Norah found herself now in a position of greater temptation than ever. Milly was in such a state of misery and excitement that Norah dreaded that any opposition might throw her into a nervous fever. The poor, anxious wife would listen to no objection, had patience for no scruple, and was almost wild when Norah showed hesitation about doing her bidding. Miserable, and hating herself for the deceit into which she was drawn, Norah went to her mistress and told the falsehood put into her mouth by Milly.

Mrs. Lowndes was all kindness. Day after day the housemaid was permitted to go and see her sick mother, carrying sometimes little delicacies sent from her mistress's table. When Milly, from the effect of distress and excitement, herself fell ill, Mrs. Lowndes sent Norah instead of her to the hospital two or three times to see "the poor old lady," and questioned her on her return as to the sufferer's state. Thus Norah was led deeper and deeper into deceit. She had to speak of her illness, her danger, her thanks, when coming from the death-bed of a young man, and she felt that her whole character was becoming gradually lowered and degraded. Never since she had first sought the Lord had Norah been in so low a spiritual state; even to speak of religion to little Selina appeared to her to be an act of hypocrisy now. Norah had sometimes a terrible doubt as to whether she had ever been a Christian at all!

Happily for Norah she was suddenly to be stopped in this downward path. It was a mercy to be arrested even by a blow.

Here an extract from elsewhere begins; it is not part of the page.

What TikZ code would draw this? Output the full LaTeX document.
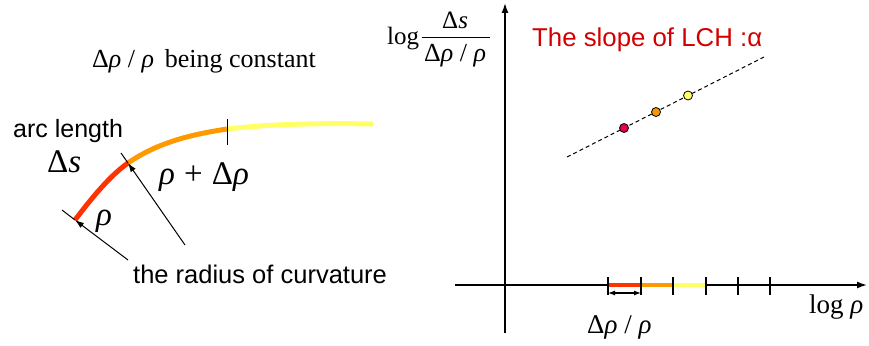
\documentclass[tikz,border=0pt]{standalone}
\usepackage{fontspec}
\setmainfont{Liberation Serif}
\setsansfont{Liberation Sans}
\usetikzlibrary{arrows.meta}
\definecolor{cred}{RGB}{255,51,0}
\definecolor{corange}{RGB}{255,153,0}
\definecolor{cyellow}{RGB}{255,255,102}
\definecolor{dpink}{RGB}{232,0,80}
\definecolor{dorange}{RGB}{243,152,0}
\definecolor{titlered}{RGB}{210,0,0}
\tikzset{
  serif/.style={font=\fontsize{25}{28}\selectfont, inner sep=0pt, anchor=base west},
  bigserif/.style={font=\fontsize{33}{36}\selectfont, inner sep=0pt, anchor=base west},
  sans/.style={font=\sffamily\fontsize{25}{28}\selectfont, inner sep=0pt, anchor=base west},
  curveseg/.style={line width=5pt, line cap=butt},
  axisseg/.style={line width=4pt, line cap=butt},
  thinline/.style={line width=1pt},
  radarrow/.style={line width=1pt, -{Latex[length=9pt,width=6pt]}},
  axisline/.style={line width=1.5pt, -{Latex[length=10pt,width=7pt]}},
  tickline/.style={line width=1.2pt},
  dot/.style={circle, draw=black, line width=0.8pt, minimum size=9pt, inner sep=0pt},
}
\begin{document}
\begin{tikzpicture}[x=1pt,y=-1pt]
\useasboundingbox (0,0) rectangle (869,345);
% ---------- left part ----------
\node[serif, anchor=base, font=\fontsize{26}{28}\selectfont] (title) at (204,67) {Δ\textit{ρ} / \textit{ρ}\, being constant};
\coordinate (c0) at (75,220);
\coordinate (c1) at (128,163);
\coordinate (c2) at (227,129);
\coordinate (c3) at (373,124);
\draw[curveseg, cred] (c0) .. controls (88,203) and (108,177) .. (c1);
\draw[curveseg, corange] (c1) .. controls (160,141) and (195,134) .. (c2);
\draw[curveseg, cyellow] (c2) .. controls (270,124) and (320,123) .. (c3);
\coordinate (t0) at (227,119);
\coordinate (t1) at (227,145);
\draw[thinline] (t0) -- (t1);
% radius lines
\coordinate (a0) at (128,260);
\coordinate (a1) at (62,210);
\draw[thinline] (c0) -- (a1);
\draw[radarrow] (a0) -- (c0);
\coordinate (b0) at (185,245);
\coordinate (b1) at (121,153);
\draw[thinline] (c1) -- (b1);
\draw[radarrow] (b0) -- (c1);
% labels
\node[sans] (arc) at (13,137) {arc length};
\node[bigserif] (ds) at (47,172) {Δ\textit{s}};
\node[bigserif] (rdr) at (159,184) {\textit{ρ}\;+\;Δ\textit{ρ}};
\node[bigserif] (rho) at (96,225) {\textit{ρ}};
\node[sans, font=\sffamily\fontsize{25.5}{28}\selectfont] (radius) at (133,283) {the radius of curvature};
% ---------- right part ----------
\coordinate (yb) at (505,333);
\coordinate (yt) at (505,3);
\draw[axisline] (yb) -- (yt);
\coordinate (xl) at (455,285);
\coordinate (xr) at (867,285);
\draw[axisline] (xl) -- (xr);
\coordinate (p0) at (608,285);
\coordinate (p1) at (641,285);
\coordinate (p2) at (673,285);
\coordinate (p3) at (706,285);
\draw[axisseg, cred] (p0) -- (p1);
\draw[axisseg, corange] (p1) -- (p2);
\draw[axisseg, cyellow] (p2) -- (p3);
\foreach \x in {608,641,673,706,738,770}
  \draw[tickline] (\x,277) -- (\x,295);
\coordinate (d0) at (608,293);
\coordinate (d1) at (641,293);
\draw[line width=1.2pt, {Latex[length=7pt,width=5pt]}-{Latex[length=7pt,width=5pt]}] (d0) -- (d1);
\node[serif, font=\fontsize{27}{28}\selectfont] (drr) at (587,333) {Δ\textit{ρ} / \textit{ρ}};
\node[serif, font=\fontsize{27}{28}\selectfont] (logrho) at (809,313) {log \textit{ρ}};
% y label
\node[serif] (log) at (387,45) {log};
\node[serif] (num) at (442,29) {Δ\textit{s}};
\node[serif, font=\fontsize{26}{28}\selectfont] (den) at (424,61) {Δ\textit{ρ} / \textit{ρ}};
\coordinate (f0) at (422,38);
\coordinate (f1) at (490,38);
\draw[line width=1pt] (f0) -- (f1);
% slope
\node[sans, font=\sffamily\fontsize{25.8}{28}\selectfont, text=titlered] (slope) at (532,47) {The slope of LCH :α};
\coordinate (l0) at (567,157);
\coordinate (l1) at (764,57);
\draw[line width=1pt, dash pattern=on 4pt off 3pt] (l0) -- (l1);
\node[dot, fill=dpink] (q1) at (624,128) {};
\node[dot, fill=dorange] (q2) at (656,112) {};
\node[dot, fill=cyellow] (q3) at (688,95.5) {};
\end{tikzpicture}
\end{document}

One afternoon in April the bell summoned Norah to the presence of her mistress. She went down the stairs with a sinking at the heart, a feeling of misgiving from which she now very frequently suffered. What was her alarm, on opening the drawing-room door, to see, seated near her mistress, the chaplain of the hospital, whom she had met before on one of her visits to Doyle! Norah dared not even glance at her lady, but the sound of that terrible, deep-toned voice, so expressive of subdued indignation, made the wretched Norah guess but too well what was coming.

"Mr. Chancie has called to ask me to break to my housemaid the news of the death of her husband." There was a marked emphasis on the last word. "Am I to understand that this is the person whom she, and whom you have visited again and again, and spoken of repeatedly to me under the name of her mother?"

Norah pressed the nails of her right hand so tightly into the flesh of the left that traces were left for days!

"Am I to understand," continued the lady, speaking in the same low, terrible tone, "that you and Milly have deliberately conspired together for months to deceive the mistress who trusted you?"

Norah wished that she could sink down anywhere out of sight, into the cellar, or into the grave.

"You leave this house to-morrow," said the lady, who could not but read confession in the silence of her maid, and her aspect of misery and shame. "If your family were in London, you should not stay here for another hour. To think that I should have entrusted my child to the care of such a"—Norah could not catch the concluding word, perhaps none was uttered, but her own conscience supplied the blank with "viper." "Of course you can expect no character from me; your vile deceit has done much to shake my faith in all my kind; I shall never trust a servant again as you were trusted by me. I could no more answer for your honesty now, wretched girl, than I could for your truth. She who could deliberately carry on such a course of deceit would be capable of taking my money."